A Pottawatomie County judge has denied a change of venue for the trial of a former McLoud teacher charged in a pornography case, but did rule that she and a co-defendant will not have one combined trial.
The cases of Kimberly Ann Crain, 49, Shawnee, and Gary J. Doby, 66, of Bloomsburg, Pa., are set for trial during the two-week jury term that begins Jan. 14.
Crain taught third grade at McLoud Elementary School until she resigned amid an ongoing investigation on Nov. 28, 2011. Prosecutors allege Crain, while working as a teacher, took photos of as many as 14 young girls while they were changing clothes, some in her classroom and others at her home. She then is accused of sharing those images with Doby.
Both defendants face 18 counts of sexual exploitation of a child under age 12, one count of conspiracy to commit sexual exploitation and one count of lewd molestation. Crain also faces 11 counts of possession of juvenile pornography.
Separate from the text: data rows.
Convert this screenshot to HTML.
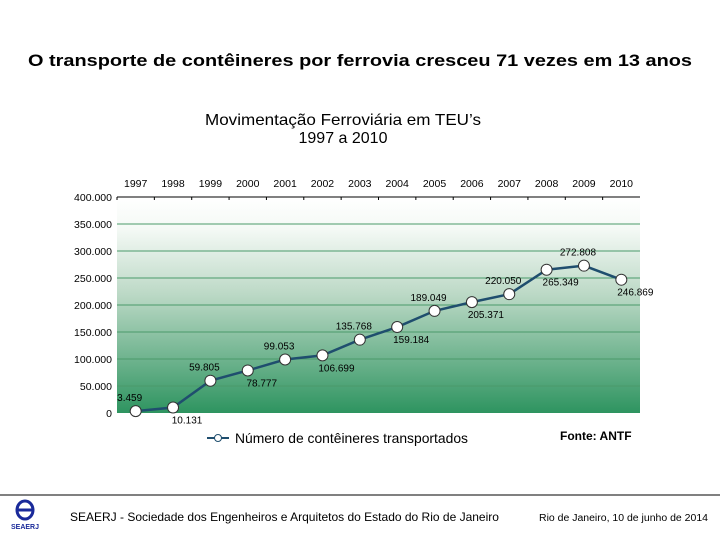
<!DOCTYPE html>
<html><head><meta charset="utf-8"><style>
body{margin:0;width:720px;height:540px;background:#fff;overflow:hidden;font-family:"Liberation Sans",sans-serif;}
</style></head><body>
<svg width="720" height="540" xmlns="http://www.w3.org/2000/svg" font-family="Liberation Sans, sans-serif">
<defs>
<linearGradient id="bg" x1="0" y1="0" x2="0" y2="1">
<stop offset="0" stop-color="#ffffff"/><stop offset="0.15" stop-color="#f4f9f5"/><stop offset="0.45" stop-color="#bcd9c6"/><stop offset="1" stop-color="#2e9460"/>
</linearGradient>
</defs>
<text x="360" y="66" text-anchor="middle" font-size="17" font-weight="bold" fill="#000" textLength="664" lengthAdjust="spacingAndGlyphs">O transporte de contêineres por ferrovia cresceu 71 vezes em 13 anos</text>
<text x="343" y="125" text-anchor="middle" font-size="16" fill="#000" textLength="276" lengthAdjust="spacingAndGlyphs">Movimentação Ferroviária em TEU’s</text>
<text x="343" y="143" text-anchor="middle" font-size="16" fill="#000">1997 a 2010</text>
<rect x="117" y="197" width="523" height="216" fill="url(#bg)"/>
<g id="grid"></g><g id="axes"></g><g id="series"></g>
<line x1="207" y1="438" x2="229" y2="438" stroke="#1f4e6e" stroke-width="2"/>
<circle cx="218" cy="438" r="3.5" fill="#fff" stroke="#1f4e6e"/>
<text x="235" y="443" font-size="14" fill="#000" textLength="233" lengthAdjust="spacingAndGlyphs">Número de contêineres transportados</text>
<text x="560" y="440" font-size="12" font-weight="bold" fill="#000">Fonte: ANTF</text>
<line x1="0" y1="495" x2="720" y2="495" stroke="#000" stroke-width="1"/>
<g>
<ellipse cx="25" cy="510" rx="8" ry="9" fill="none" stroke="#1a2a9a" stroke-width="3"/>
<line x1="17" y1="510" x2="33" y2="510" stroke="#1a2a9a" stroke-width="3"/>
<text x="25" y="529" text-anchor="middle" font-size="7" font-weight="bold" fill="#1a2a9a">SEAERJ</text>
</g>
<text x="70" y="521" font-size="12" fill="#000">SEAERJ - Sociedade dos Engenheiros e Arquitetos do Estado do Rio de Janeiro</text>
<text x="539" y="521" font-size="10" fill="#000" textLength="169" lengthAdjust="spacingAndGlyphs">Rio de Janeiro, 10 de junho de 2014</text>
</svg>
<script>
const years=["1997","1998","1999","2000","2001","2002","2003","2004","2005","2006","2007","2008","2009","2010"];
const values=[3459,10131,59805,78777,99053,106699,135768,159184,189049,205371,220050,265349,272808,246869];
const valueLabels=["3.459","10.131","59.805","78.777","99.053","106.699","135.768","159.184","189.049","205.371","220.050","265.349","272.808","246.869"];
const yTicks=[0,50000,100000,150000,200000,250000,300000,350000,400000];
const yTickLabels=["0","50.000","100.000","150.000","200.000","250.000","300.000","350.000","400.000"];
const labelAbove=[true,false,true,false,true,false,true,false,true,false,true,false,true,false];
const NS="http://www.w3.org/2000/svg";
const x0=117,x1=640,yTop=197,yBot=413;
const step=(x1-x0)/years.length;
const xs=i=>x0+step*(i+0.5);
const ys=v=>yBot-(v/400000)*(yBot-yTop);
function mk(t,a,p){const e=document.createElementNS(NS,t);for(const k in a)e.setAttribute(k,a[k]);p.appendChild(e);return e;}
const grid=document.getElementById('grid'),axes=document.getElementById('axes'),series=document.getElementById('series');
yTicks.forEach((v,i)=>{
 if(v>0&&v<400000){const l=mk('line',{x1:x0,x2:x1,y1:ys(v),y2:ys(v),stroke:'#4a9a6a','stroke-width':1},grid);
 
 }
 const t=mk('text',{x:112,y:ys(v)+4,'text-anchor':'end','font-size':10.5,fill:'#000'},axes);t.textContent=yTickLabels[i];
 
 
});
const ax=mk('line',{x1:x0,x2:x1,y1:yTop,y2:yTop,stroke:'#000','stroke-width':1},axes);


years.forEach((y,i)=>{
 const t=mk('text',{x:xs(i),y:187,'text-anchor':'middle','font-size':10.5,fill:'#000'},axes);t.textContent=y;
 
 
 const tk=mk('line',{x1:x0+step*i,x2:x0+step*i,y1:yTop,y2:yTop+3,stroke:'#000'},axes);
 
 
});
const pts=values.map((v,i)=>xs(i)+','+ys(v)).join(' ');
const pl=mk('polyline',{points:pts,fill:'none',stroke:'#1f4e6e','stroke-width':2.5},series);


values.forEach((v,i)=>{
 const c=mk('circle',{cx:xs(i),cy:ys(v),r:5.5,fill:'#fff',stroke:'#333','stroke-width':1},series);
 
 
 const t=mk('text',{x:xs(i)+(labelAbove[i]?-6:14),y:ys(v)+(labelAbove[i]?-10:16),'text-anchor':'middle','font-size':10,fill:'#000'},series);
 t.textContent=valueLabels[i];
 
 
});
</script>
</body></html>
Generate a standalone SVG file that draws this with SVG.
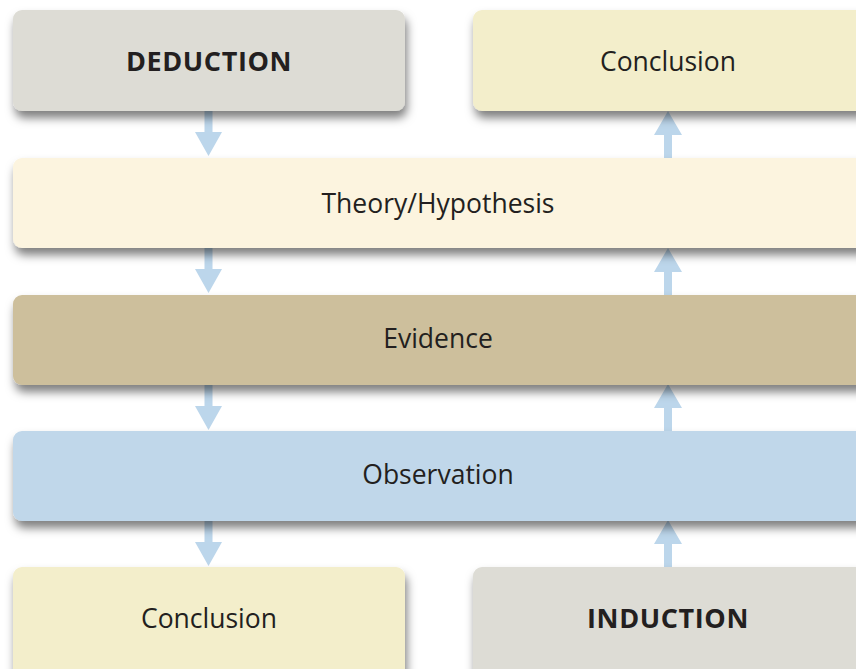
<svg xmlns="http://www.w3.org/2000/svg" width="856" height="669" viewBox="0 0 856 669">
  <defs>
    <filter id="shadow" x="-10%" y="-20%" width="120%" height="170%">
      <feDropShadow dx="2" dy="7" stdDeviation="5" flood-color="#000" flood-opacity="0.5"/>
    </filter>
    <style>
      .box { filter: url(#shadow); }
      .grey { fill: #dddcd5; }
      .cream { fill: #f3eecb; }
      .theory { fill: #fcf4df; }
      .evidence { fill: #cdbf9c; }
      .observation { fill: #c0d7ea; }
      .label { font-family: "Open Sans", "Noto Sans", sans-serif; font-size: 26.5px; fill: #231f20; text-anchor: middle; }
      .bold { font-weight: 700; font-size: 27px; letter-spacing: 0.6px; }
      .arrow { fill: #bcd6eb; }
    </style>
  </defs>
  <rect width="856" height="669" fill="#ffffff"/>

  <!-- connectors -->
  <g id="connectors">
    <!-- deduction path (downwards) -->
    <path class="arrow" d="M204.5,111 H212.5 V132 H222 L208.5,156 L195,132 H204.5 Z"/>
    <path class="arrow" d="M204.5,248 H212.5 V269 H222 L208.5,293 L195,269 H204.5 Z"/>
    <path class="arrow" d="M204.5,385 H212.5 V406 H222 L208.5,430 L195,406 H204.5 Z"/>
    <path class="arrow" d="M204.5,521 H212.5 V542 H222 L208.5,566 L195,542 H204.5 Z"/>
    <!-- induction path (upwards) -->
    <path class="arrow" d="M664,158 H672 V135 H682 L668,111 L654,135 H664 Z"/>
    <path class="arrow" d="M664,295 H672 V272 H682 L668,248 L654,272 H664 Z"/>
    <path class="arrow" d="M664,431 H672 V408 H682 L668,384 L654,408 H664 Z"/>
    <path class="arrow" d="M664,567 H672 V544 H682 L668,520 L654,544 H664 Z"/>
  </g>

  <g id="deduction">
    <rect class="box grey" x="13" y="10" width="392" height="101" rx="9"/>
    <text class="label bold" x="209" y="71">DEDUCTION</text>
  </g>

  <g id="conclusion-top">
    <rect class="box cream" x="473" y="10" width="400" height="101" rx="9"/>
    <text class="label" x="668" y="71">Conclusion</text>
  </g>

  <g id="theory">
    <rect class="box theory" x="13" y="158" width="860" height="90" rx="9"/>
    <text class="label" x="438" y="213">Theory/Hypothesis</text>
  </g>

  <g id="evidence">
    <rect class="box evidence" x="13" y="295" width="860" height="90" rx="9"/>
    <text class="label" x="438" y="348">Evidence</text>
  </g>

  <g id="observation">
    <rect class="box observation" x="13" y="431" width="860" height="90" rx="9"/>
    <text class="label" x="438" y="484">Observation</text>
  </g>

  <g id="conclusion-bottom">
    <rect class="box cream" x="13" y="567" width="392" height="120" rx="9"/>
    <text class="label" x="209" y="628">Conclusion</text>
  </g>

  <g id="induction">
    <rect class="box grey" x="473" y="567" width="400" height="120" rx="9"/>
    <text class="label bold" x="668" y="628">INDUCTION</text>
  </g>
</svg>
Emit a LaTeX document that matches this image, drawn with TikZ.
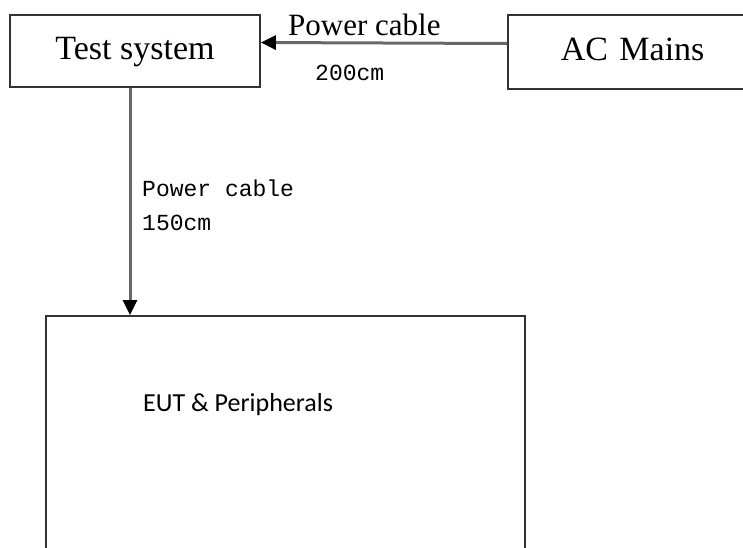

Although there would have been two separate juries involved, District Attorney Richard Smothermon wanted Crain and Doby to face trial together so the young student witnesses would only have to testify once.
Crain's attorney, Cregg Webb, filed a motion to sever the trial. While the law would have allowed both defendants to be tried at once with separate juries, the judge granted Crain's motion because of logistics in the Pottawatomie County courthouse.
"The empanelling of dual juries as suggested by the State is legally supported by law but logistically is unrealistic given the number of trials scheduled and the number of jury rooms available," the ruling reads.
Although there will have to be two trials, Smothermon said he hopes to hold them back-to-back during the January docket so the students won't have to testify at one trial next month and then again at a future trial.
"I don't want them to relive it twice," Smothermon said about the elementary-age witnesses. "My intent, if the court will allow it, is to try both of them in January."
Among many motions in the case, one included Crain's motion for a change of venue. That request claimed that a fair and impartial jury couldn't be had because of media coverage on the case in newspapers, on TV and on the Internet.
The ruling shows the motions and exhibits were studied in the case. And while the court ruled there was extensive media scrutiny in the past, it "has reduced significantly" in the last six months.
"It is not required that a potential juror be ignorant of the issues involved," the ruling reads. "It is sufficient if the prospective juror can set aside their opinions and base their verdict based on the evidence presented in court."
Page 2 of 2 - Both Crain and Doby have previously pleaded not guilty and remain jailed while awaiting trial.